Apartment building boom is hitting a ceiling after five years of increases

LAS VEGAS – The big run-up in apartment building may run out of steam this year.

Apartment construction across the country has more than tripled since 2009. Last year developers started more than 350,000 multifamily housing units nationwide.

Analysts say that apartment construction increases should dwindle in the next two years. And a slowdown in Texas’ economy could play a part.

“My forecast is for a leveling — not a lot more growth,” said Dave Crowe, chief economist for the National Association of Home Builders, which is holding its annual meeting this week in Las Vegas. “We are at the level that can be sustained by the demand.”

Apartments accounted for about a third of total U.S. home construction in 2014.

In North Texas, the share was even higher.

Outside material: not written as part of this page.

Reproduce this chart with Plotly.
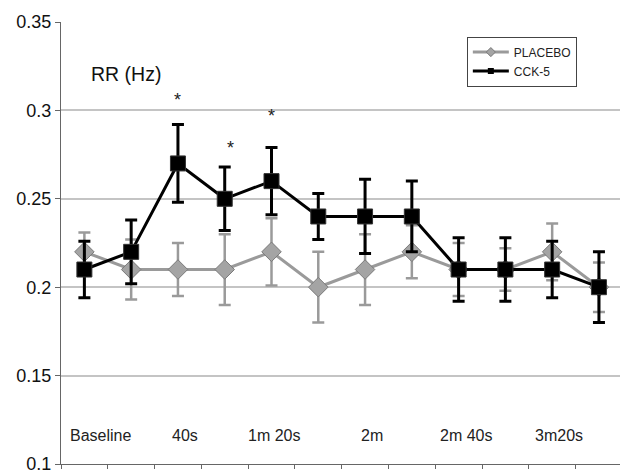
import plotly.graph_objects as go

time_points = ["Baseline", "20s", "40s", "1m", "1m 20s", "1m 40s", "2m", "2m 20s",
               "2m 40s", "3m", "3m20s", "3m 40s"]
placebo = [0.22, 0.21, 0.21, 0.21, 0.22, 0.20, 0.21, 0.22, 0.21, 0.21, 0.22, 0.20]
placebo_err = [0.011, 0.017, 0.015, 0.020, 0.019, 0.020, 0.020, 0.015, 0.015, 0.012, 0.016, 0.014]
cck5 = [0.21, 0.22, 0.27, 0.25, 0.26, 0.24, 0.24, 0.24, 0.21, 0.21, 0.21, 0.20]
cck5_err = [0.016, 0.018, 0.022, 0.018, 0.019, 0.013, 0.021, 0.020, 0.018, 0.018, 0.016, 0.020]
sig_points = [2, 3, 4]
sig_heights = [0.306, 0.279, 0.297]
axis_labels = ["Baseline", "40s", "1m 20s", "2m", "2m 40s", "3m20s"]
axis_label_pos = [0.35, 2.15, 4.05, 6.15, 8.15, 10.15]

x = list(range(len(time_points)))
FONT = "Liberation Sans, Arial, sans-serif"
GRAY = "#9a9a9a"

fig = go.Figure()
fig.add_trace(go.Scatter(
    x=x, y=placebo, name="PLACEBO", mode="lines+markers", showlegend=False,
    line=dict(color=GRAY, width=3),
    marker=dict(symbol="diamond", size=15, color="#a4a4a4",
                line=dict(color="#7a7a7a", width=1)),
    error_y=dict(type="data", array=placebo_err, visible=True,
                 color=GRAY, thickness=2.5, width=6),
))
fig.add_trace(go.Scatter(
    x=x, y=cck5, name="CCK-5", mode="lines+markers", showlegend=False,
    line=dict(color="#000000", width=3),
    marker=dict(symbol="square", size=15, color="#000000",
                line=dict(color="#333333", width=1)),
    error_y=dict(type="data", array=cck5_err, visible=True,
                 color="#000000", thickness=3, width=6),
))
# legend entries (small markers as in the original legend)
fig.add_trace(go.Scatter(
    x=[None], y=[None], name="PLACEBO", mode="lines+markers",
    line=dict(color=GRAY, width=3),
    marker=dict(symbol="diamond", size=7, color="#a4a4a4",
                line=dict(color="#7a7a7a", width=1)),
))
fig.add_trace(go.Scatter(
    x=[None], y=[None], name="CCK-5", mode="lines+markers",
    line=dict(color="#000000", width=3),
    marker=dict(symbol="square", size=6, color="#000000"),
))

for xi, yi in zip(sig_points, sig_heights):
    fig.add_annotation(x=xi + (0.12 if xi == 3 else 0), y=yi, text="*", showarrow=False,
                       font=dict(family=FONT, size=18, color="#222"))

for lab, pos in zip(axis_labels, axis_label_pos):
    fig.add_annotation(x=pos, y=0.116, text=lab, showarrow=False,
                       font=dict(family=FONT, size=16, color="#222"))

fig.add_annotation(x=0.05, xref="paper", y=0.3205, text="RR (Hz)", showarrow=False,
                   xanchor="left", font=dict(family=FONT, size=19.5, color="#111"))

fig.update_layout(
    width=620, height=474,
    margin=dict(l=61, r=0, t=22, b=10),
    paper_bgcolor="white", plot_bgcolor="white",
    font=dict(family=FONT, size=14, color="#111"),
    showlegend=True,
    legend=dict(x=0.726, y=0.967, xanchor="left", yanchor="top",
                bgcolor="white", bordercolor="#444", borderwidth=1,
                font=dict(family=FONT, size=12, color="#222"),
                tracegroupgap=0, itemwidth=36),
    xaxis=dict(range=[-0.5, 11.45], showgrid=False, zeroline=False,
               tickmode="array", tickvals=[i - 0.5 for i in range(13)],
               ticktext=[""] * 13, ticks="outside", ticklen=4, tickcolor="#666",
               showline=True, linecolor="#666", linewidth=1),
    yaxis=dict(range=[0.1, 0.35],
               tickvals=[0.1, 0.15, 0.2, 0.25, 0.3, 0.35],
               ticktext=["0.1", "0.15", "0.2", "0.25", "0.3", "0.35"],
               ticklabeloverflow="allow",
               showgrid=True, gridcolor="#c4c4c4", gridwidth=1.5,
               zeroline=False, ticks="outside", ticklen=5, tickcolor="#666",
               showline=True, linecolor="#666", linewidth=1,
               tickfont=dict(family=FONT, size=18, color="#111")),
)

fig.write_html("out.html")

At the end of the year, more than 30,000 apartments were being built in the Dallas-Fort Worth area compared with about 26,000 single-family home starts in the area in 2014.

D-FW ranks fourth nationally for total apartment building permits.

Crowe said apartment construction is peaking because of construction constraints and a shift by some renters into home buying.house construction blueprint

“We are starting to see some of the older millennials moving to homeownership,” he said.

During recent years in most major cities, apartments have captured a larger than normal share of new households.

“Whatever the job growth has been, all of the newly formed households have become renters,” Crowe said.

He said that as renters age, they are more inclined to think about homeownership.

“They have expressed that as their ultimate desire,” Crowe said. “As they sustain some stability in their incomes and jobs, they will buy.”

‘Where we need to be’

Multifamily home starts rose by 16 percent in 2014 to about 352,000 units, based in large part on the large renter demand.

“I’m not expecting a significant amount of growth in 2015,” Crowe said. “We are where we need to be.”

Dallas-based apartment analyst Ron Witten with Witten Advisors thinks that the current apartment building boom around the country has peaked.

“We expect rental apartment starts to slow down slightly late this year, maybe off 5 percent from 2014,” Witten said. “Fundamentals are still solid, but rising costs are shrinking development returns, which will make some proposed projects uneconomic.”

MPF Research is forecasting a slight drop in apartment building, too.

“We are calling for a slight pullback of 5 percent to 10 percent,” said Greg Willett, vice president with the Carrollton-based apartment consultant. “That really reflects expectations for Texas.

“We’re calling for a big drop in activity in Houston and mildly smaller start figures across D-FW, Austin and San Antonio,” Willett said. “Since Texas accounts for about 20 percent of the nation’s building in this development cycle, it would take big increases in late-recovery spots like Atlanta, Phoenix, Riverside and Las Vegas to completely counter less activity in the Texas markets.”

Projects on hold

While the drop in Dallas apartment building has more to do with higher construction and land costs, in Houston the dramatic fall in oil prices and layoffs by energy firms are reducing development.

Houston-based apartment architect Sanford Steinberg said he’s already seeing the impact of the energy sector pullback.

“Projects are being put on hold,” Steinberg said. “They are not killing the project but putting them on hold.

“In the last few years we have been going crazy building multifamily housing, not just in Houston but all over the country,” he said. “We could use a little slowdown right now.”

Crowe said that while construction is leveling, he’s still watching to see that developers don’t get too far ahead of tenant leasing.

“I worry about the multifamily sector overbuilding,” he said. “It’s the one residential sector that has the greatest access to credit.

“There is a history of builders building more because they can get credit than because they can fill up the units.”